Tiny Savings in Modest but Important Budgets

The White House budget notes how the Deparment of Agriculture is providing assistance to almost 25 million Americans in need:

Food stamps alleviate hunger and malnutrition among low-income individuals. In 2005, the Food Stamp program will provide approximately $26.3 billion in benefits to 24.9 million people. The Federal Government will provide an additional $4.1 billion for State administrative costs, job training programs for food stamp recipients, and the Puerto Rico Nutrition Assistance block grant.

But Donald Luskin has caught Paul Krugman being shrill in his latest NRO oped. Here is the quote from Krugman:

One of the proposed spending cuts would make it harder for working families with children to receive food stamps, terminating aid for about 300,000 people.

Luskin cannot deny this claim and prefers to rephrase it in how the White House sees it. Well, let’s go directly to what the OMB wrote:

The Administration is committed to improving integrity in the Food Stamp Program with a goal of reducing the national average error rate from 8.3 percent for 2002, to 7.4 percent for 2005. This improvement is projected to save as much as $110 million in 2005.

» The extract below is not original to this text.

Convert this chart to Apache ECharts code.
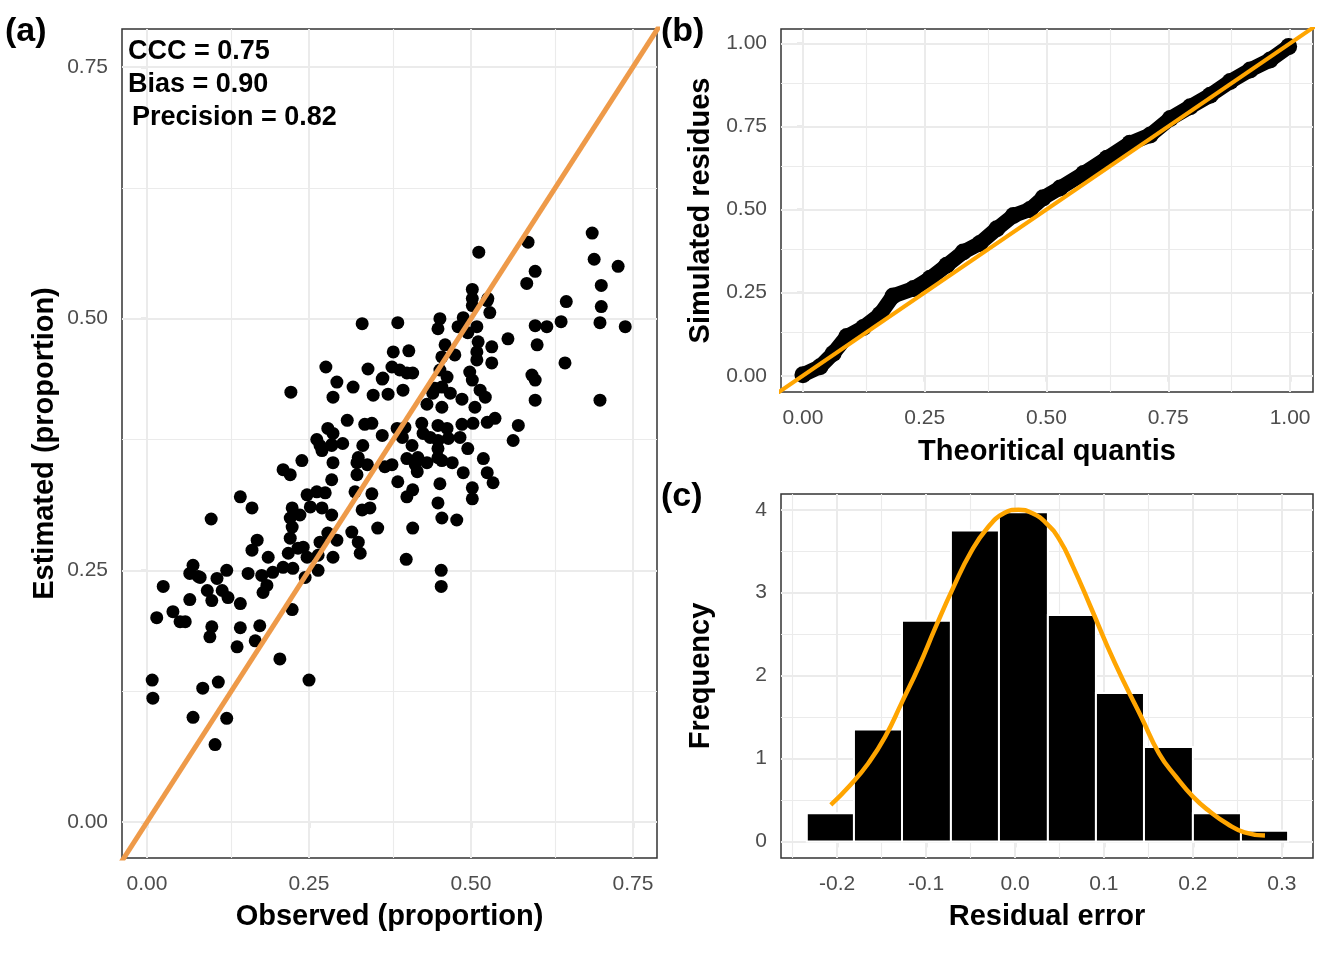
<!DOCTYPE html>
<html>
<head>
<meta charset="utf-8">
<script src="https://cdn.jsdelivr.net/npm/echarts@6/dist/echarts.min.js"></script>
<style>
  html, body { margin: 0; padding: 0; background: #fff; }
  #main { width: 1344px; height: 960px; }
</style>
</head>
<body>
<div id="main"></div>
<script>
// (a) observed vs estimated proportions
var observed = [
  0.267, 0.285, 0.270, 0.239, 0.287, 0.210, 0.221, 0.285, 0.144, 0.247,
  0.262, 0.275, 0.162, 0.224, 0.252, 0.270, 0.285, 0.236, 0.221, 0.099,
  0.224, 0.221, 0.170, 0.162, 0.267, 0.293, 0.233, 0.241, 0.218, 0.187,
  0.247, 0.287, 0.264, 0.071, 0.066, 0.079, 0.123, 0.156, 0.177, 0.194,
  0.210, 0.225, 0.264, 0.244, 0.025, 0.108, 0.093, 0.116, 0.185, 0.179,
  0.066, 0.100, 0.125, 0.144, 0.040, 0.015, 0.051, 0.059, 0.224, 0.100,
  0.144, 0.174, 0.097, 0.167, 0.139, 0.205, 0.008, 0.009, 0.086, 0.110,
  0.250, 0.071, 0.123, 0.105, 0.332, 0.387, 0.380, 0.404, 0.276, 0.341,
  0.378, 0.390, 0.410, 0.363, 0.293, 0.318, 0.222, 0.287, 0.349, 0.372,
  0.395, 0.309, 0.336, 0.347, 0.279, 0.287, 0.262, 0.285, 0.302, 0.333,
  0.363, 0.386, 0.398, 0.394, 0.409, 0.326, 0.324, 0.340, 0.367, 0.378,
  0.401, 0.414, 0.324, 0.387, 0.321, 0.347, 0.332, 0.344, 0.410, 0.401,
  0.356, 0.316, 0.279, 0.326, 0.329, 0.410, 0.400, 0.082, 0.452, 0.449,
  0.488, 0.483, 0.502, 0.525, 0.529, 0.509, 0.495, 0.511, 0.557, 0.532,
  0.599, 0.602, 0.460, 0.475, 0.455, 0.509, 0.509, 0.532, 0.401, 0.364,
  0.452, 0.463, 0.498, 0.502, 0.594, 0.599, 0.444, 0.455, 0.468, 0.441,
  0.514, 0.522, 0.486, 0.599, 0.432, 0.455, 0.506, 0.503, 0.525, 0.537,
  0.424, 0.449, 0.463, 0.486, 0.573, 0.565, 0.426, 0.437, 0.449, 0.465,
  0.483, 0.449, 0.495, 0.418, 0.432, 0.449, 0.455, 0.471, 0.519, 0.417,
  0.488, 0.525, 0.534, 0.452, 0.502, 0.502, 0.449, 0.455, 0.478, 0.454,
  0.454, 0.687, 0.588, 0.512, 0.690, 0.727, 0.599, 0.586, 0.701, 0.502,
  0.502, 0.526, 0.647, 0.701, 0.617, 0.639, 0.699, 0.738, 0.480, 0.645,
  0.699
];
var estimated = [
  0.374, 0.374, 0.369, 0.359, 0.357, 0.350, 0.345, 0.340, 0.323, 0.325,
  0.328, 0.327, 0.312, 0.312, 0.313, 0.312, 0.305, 0.305, 0.302, 0.301,
  0.293, 0.282, 0.280, 0.270, 0.278, 0.280, 0.272, 0.273, 0.267, 0.263,
  0.263, 0.263, 0.265, 0.255, 0.247, 0.244, 0.250, 0.247, 0.245, 0.248,
  0.253, 0.252, 0.250, 0.243, 0.234, 0.242, 0.230, 0.230, 0.235, 0.228,
  0.221, 0.220, 0.223, 0.217, 0.209, 0.203, 0.199, 0.199, 0.211, 0.194,
  0.193, 0.195, 0.184, 0.180, 0.174, 0.162, 0.141, 0.123, 0.133, 0.139,
  0.141, 0.104, 0.103, 0.077, 0.495, 0.496, 0.467, 0.468, 0.452, 0.450,
  0.452, 0.449, 0.446, 0.440, 0.437, 0.432, 0.427, 0.422, 0.424, 0.425,
  0.429, 0.399, 0.395, 0.396, 0.391, 0.386, 0.380, 0.375, 0.376, 0.374,
  0.384, 0.391, 0.392, 0.382, 0.374, 0.362, 0.357, 0.355, 0.353, 0.355,
  0.361, 0.355, 0.345, 0.338, 0.328, 0.326, 0.310, 0.312, 0.330, 0.323,
  0.292, 0.288, 0.287, 0.278, 0.267, 0.292, 0.261, 0.243, 0.500, 0.490,
  0.501, 0.492, 0.513, 0.518, 0.506, 0.492, 0.486, 0.477, 0.480, 0.472,
  0.493, 0.474, 0.474, 0.464, 0.462, 0.467, 0.459, 0.456, 0.446, 0.441,
  0.449, 0.442, 0.447, 0.439, 0.444, 0.439, 0.431, 0.432, 0.426, 0.426,
  0.429, 0.422, 0.420, 0.419, 0.415, 0.412, 0.412, 0.396, 0.397, 0.401,
  0.396, 0.394, 0.391, 0.395, 0.394, 0.379, 0.386, 0.382, 0.379, 0.381,
  0.382, 0.371, 0.371, 0.362, 0.357, 0.362, 0.359, 0.357, 0.361, 0.348,
  0.347, 0.347, 0.337, 0.336, 0.332, 0.321, 0.317, 0.302, 0.300, 0.250,
  0.234, 0.585, 0.576, 0.566, 0.559, 0.552, 0.547, 0.535, 0.533, 0.529,
  0.520, 0.520, 0.517, 0.512, 0.492, 0.497, 0.496, 0.492, 0.492, 0.456,
  0.419
];
var identityLine = [-0.1, 1.2];   // y = x reference

// (b) QQ plot of simulated residuals
var theoQuantile = [
  0.000, 0.035, 0.062, 0.090, 0.124, 0.158, 0.185, 0.227, 0.261, 0.295,
  0.329, 0.363, 0.398, 0.432, 0.466, 0.493, 0.528, 0.576, 0.624, 0.671,
  0.713, 0.754, 0.795, 0.836, 0.877, 0.918, 0.959, 0.997
];
var simResidue = [
  0.003, 0.027, 0.067, 0.118, 0.145, 0.184, 0.240, 0.262, 0.293, 0.332,
  0.372, 0.398, 0.442, 0.482, 0.500, 0.535, 0.565, 0.608, 0.654, 0.699,
  0.724, 0.774, 0.809, 0.844, 0.885, 0.920, 0.950, 0.990
];

// (c) histogram of residual error + density curve
var binEdges = [-0.234, -0.181, -0.127, -0.072, -0.018, 0.037, 0.091, 0.145, 0.200, 0.254, 0.307];
var binFreq = [0.34, 1.35, 2.66, 3.75, 3.97, 2.73, 1.79, 1.14, 0.34, 0.13];
var densX = [
  -0.207, -0.185, -0.165, -0.146, -0.127, -0.108, -0.089, -0.069, -0.050, -0.031,
  -0.012, 0.004, 0.019, 0.035, 0.050, 0.065, 0.085, 0.104, 0.123, 0.142,
  0.162, 0.181, 0.200, 0.219, 0.239, 0.258, 0.281
];
var densY = [
  0.44, 0.68, 0.94, 1.26, 1.68, 2.11, 2.59, 3.07, 3.48, 3.78,
  3.96, 4.00, 3.96, 3.84, 3.64, 3.32, 2.83, 2.35, 1.91, 1.50,
  1.06, 0.78, 0.54, 0.36, 0.21, 0.11, 0.07
];

// tick values
var ticksA = [0, 0.25, 0.5, 0.75];
var minorA = [0.125, 0.375, 0.625];
var ticksB = [0, 0.25, 0.5, 0.75, 1];
var minorB = [0.125, 0.375, 0.625, 0.875];
var ticksCx = [-0.2, -0.1, 0, 0.1, 0.2, 0.3];
var minorCx = [-0.25, -0.15, -0.05, 0.05, 0.15, 0.25];
var ticksCy = [0, 1, 2, 3, 4];
var minorCy = [0.5, 1.5, 2.5, 3.5];

var FONT = '"Liberation Sans", Arial, sans-serif';

function zip(a, b) {
    var out = [];
    for (var i = 0; i < a.length; i++) out.push([a[i], b[i]]);
    return out;
}

function gridLines(xMajor, xMinor, yMajor, yMinor) {
    var data = [];
    xMinor.forEach(function (v) { data.push({ xAxis: v, lineStyle: { color: '#ebebeb', width: 1.1, type: 'solid' } }); });
    yMinor.forEach(function (v) { data.push({ yAxis: v, lineStyle: { color: '#ebebeb', width: 1.1, type: 'solid' } }); });
    xMajor.forEach(function (v) { data.push({ xAxis: v, lineStyle: { color: '#ebebeb', width: 2, type: 'solid' } }); });
    yMajor.forEach(function (v) { data.push({ yAxis: v, lineStyle: { color: '#ebebeb', width: 2, type: 'solid' } }); });
    return {
        silent: true, symbol: 'none', z: 1, animation: false,
        label: { show: false }, emphasis: { disabled: true },
        data: data
    };
}

function makeAxis(gridIndex, min, max, ticks, fmt, name, gap, isY) {
    return {
        type: 'value', gridIndex: gridIndex, min: min, max: max,
        name: name, nameLocation: 'middle', nameGap: gap,
        nameTextStyle: { fontFamily: FONT, fontSize: 29, fontWeight: 'bold', color: '#000' },
        axisLine: { show: false },
        axisTick: { show: true, length: 6, customValues: ticks, lineStyle: { color: '#333', width: 1.2 } },
        axisLabel: {
            show: true, customValues: ticks, margin: isY ? 14 : 16,
            fontFamily: FONT, fontSize: 21, color: '#4d4d4d',
            formatter: fmt
        },
        splitLine: { show: false }
    };
}

function fix(n) { return function (v) { return Number(v).toFixed(n); }; }

var chart = echarts.init(document.getElementById('main'), null, { renderer: 'canvas' });

var gridStyle = { show: true, borderColor: '#333', borderWidth: 1.5, backgroundColor: 'transparent', containLabel: false };

function label(text, x, y, size) {
    return { type: 'text', left: x, top: y, z: 20, style: { text: text, font: 'bold ' + size + 'px ' + FONT, fill: '#000' } };
}

var option = {
    animation: false,
    backgroundColor: '#fff',
    grid: [
        Object.assign({ left: 122, top: 29, width: 535, height: 829 }, gridStyle),
        Object.assign({ left: 781, top: 29, width: 532, height: 363 }, gridStyle),
        Object.assign({ left: 781, top: 494, width: 532, height: 364 }, gridStyle)
    ],
    xAxis: [
        makeAxis(0, -0.0386, 0.787, ticksA, fix(2), 'Observed (proportion)', 44, false),
        makeAxis(1, -0.045, 1.047, ticksB, fix(2), 'Theoritical quantis', 45, false),
        makeAxis(2, -0.263, 0.335, ticksCx, fix(1), 'Residual error', 44, false)
    ],
    yAxis: [
        makeAxis(0, -0.0357, 0.7877, ticksA, fix(2), 'Estimated (proportion)', 63, true),
        makeAxis(1, -0.049, 1.043, ticksB, fix(2), 'Simulated residues', 66, true),
        makeAxis(2, -0.2, 4.19, ticksCy, fix(0), 'Frequency', 66, true)
    ],
    series: [
        {
            type: 'scatter', xAxisIndex: 0, yAxisIndex: 0, z: 2,
            data: zip(observed, estimated),
            symbol: 'circle', symbolSize: 13,
            itemStyle: { color: '#000', opacity: 1 },
            markLine: gridLines(ticksA, minorA, ticksA, minorA)
        },
        {
            type: 'line', xAxisIndex: 0, yAxisIndex: 0, z: 3,
            data: zip(identityLine, identityLine),
            showSymbol: false, clip: true,
            lineStyle: { color: '#EE9A49', width: 5 }
        },
        {
            type: 'line', xAxisIndex: 1, yAxisIndex: 1, z: 2,
            data: zip(theoQuantile, simResidue),
            symbol: 'circle', symbolSize: 17, showSymbol: true,
            itemStyle: { color: '#000', opacity: 1 },
            lineStyle: { color: '#000', width: 15, cap: 'round', join: 'round' },
            markLine: gridLines(ticksB, minorB, ticksB, minorB)
        },
        {
            type: 'line', xAxisIndex: 1, yAxisIndex: 1, z: 3,
            data: zip(identityLine, identityLine),
            showSymbol: false, clip: true,
            lineStyle: { color: '#FFA500', width: 4 }
        },
        {
            type: 'custom', xAxisIndex: 2, yAxisIndex: 2, z: 2,
            data: binFreq.map(function (f, i) { return [binEdges[i], binEdges[i + 1], f]; }),
            encode: { x: [0, 1], y: 2 },
            renderItem: function (params, api) {
                var p0 = api.coord([api.value(0), api.value(2)]);
                var p1 = api.coord([api.value(1), 0]);
                return {
                    type: 'rect',
                    shape: { x: p0[0], y: p0[1], width: p1[0] - p0[0], height: p1[1] - p0[1] },
                    style: { fill: '#000', stroke: '#fff', lineWidth: 2 }
                };
            },
            markLine: gridLines(ticksCx, minorCx, ticksCy, minorCy)
        },
        {
            type: 'line', xAxisIndex: 2, yAxisIndex: 2, z: 3,
            data: zip(densX, densY),
            smooth: true, showSymbol: false,
            lineStyle: { color: '#FFA500', width: 4.5 }
        }
    ],
    graphic: [
        label('(a)', 5, 15, 34),
        label('(b)', 661, 15, 34),
        label('(c)', 661, 480, 34),
        label('CCC = 0.75', 128, 38, 27),
        label('Bias = 0.90', 128, 71, 27),
        label('Precision = 0.82', 132, 104, 27)
    ]
};

chart.setOption(option);
</script>
</body>
</html>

People not eligible under the original intent of the program (to use Luskin’s terminology) represents an “error”? But if you look at the document that Luskin links to and compare this savings to the baseline projection of spending, the savings is a mere 0.3%. Luskin’s oped tries to tell the readers of NRO we all had tax cuts even though he knows there is a General Fund deficit in excess of $600 billion per year. While I can sympathize with the poor parents with children who are about to be cut off from the Food Stamps program, I think Max as he wanders off the reservation.